Portland forward LaMarcus Aldridge is playing at right about his usual season levels offensively, hitting about 44 percent of his field-goals and scoring in the low-twenties. Lillard's three-point shooting lately has boosted his overall scoring output for the season, and he remains Stotts' most efficient threat with the ball in his hands, though his jump-shooting buoys his abysmal finishing at the rim.
Matthews is in a tough shooting stretch but he still manages to score about 17 points on a dozen shots a night. Williams is just as streaky as advertised, and center Robin Lopez continues to clean up the scraps, quietly but efficiently scoring when opportunities are presented.
Portland's offense has typically carried the day for the Blazers this season, and even with slumping shooters, they've been in virtually every recent loss due to timely offense from one source or another.
The defense for Portland has really been a huge contributing factor for the recent stretch of mediocre play that has led to a 2-4 record in the last six games, including losses to the Pelicans, 76ers and Kings. In fact, in their last 10 games, the Blazers have been outshot by opponents from the field and behind the arc while posting a worse-than-usual negative turnover margin, according to HoopsStats.com.
Portland is still a solid rebounding team, effective mostly on the offensive glass where Lopez excels. Defensively, Aldridge and backup bigs Joel Freeland and Meyers Leonard all pick up a higher percentage of rebounds than their Orlando frontcourt counterparts. Vucevic is the Magic's best individual rebounder, and as mentioned above, he'll likely sit this one out tonight. The Blazers should have no excuse for slacking on the boards against Orlando, especially considering the 6-foot-9 Davis and the 6-foot-8 Harris are their best healthy rebounders.
Will Portland come out tonight with more defensive focus and effort than the team has displayed the last several weeks? If the Blazers allow some of the struggling Magic shooters to gain some confidence, they could be in for more of a game than a match-up between the No. 3 team in the West and the No. 14 team in the East would normally suggest.

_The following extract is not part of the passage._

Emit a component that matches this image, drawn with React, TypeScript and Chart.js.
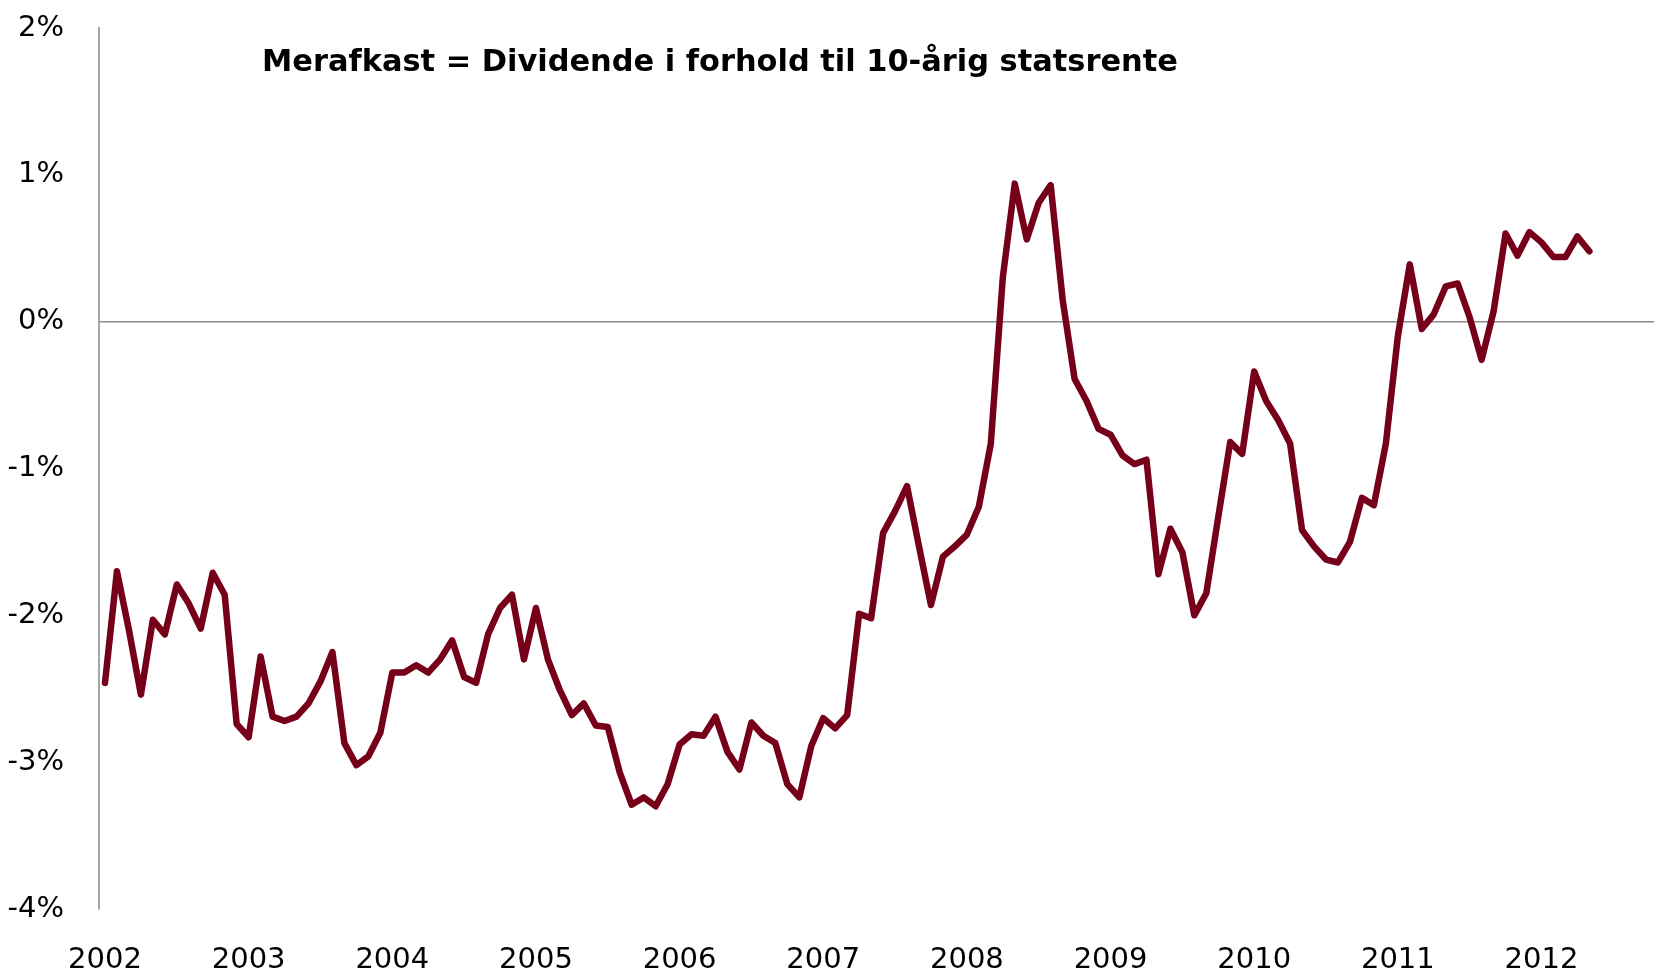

Also consider Portland is playing in the second game of a back-to-back set in which the starters all logged 36 minutes or more in last night's loss to the Kings, coupled with the Blazers' recent rough outings against sub-.500 teams, and this game could be closer than it appears at first glance. Still, there are worse opponents Portland could ask for at home in need of a bounce-back game. If the Blazers play up to their own talent level on both ends of the court tonight, they have a great chance of out-maneuvering the Magic en route to a win.
Of course, Portland has to show up -- at least before the game is out of reach -- because as proven lately and regardless of record, a motivated team can snatch a victory from these Blazers if Portland's ability to execute on either end of the floor is hampered.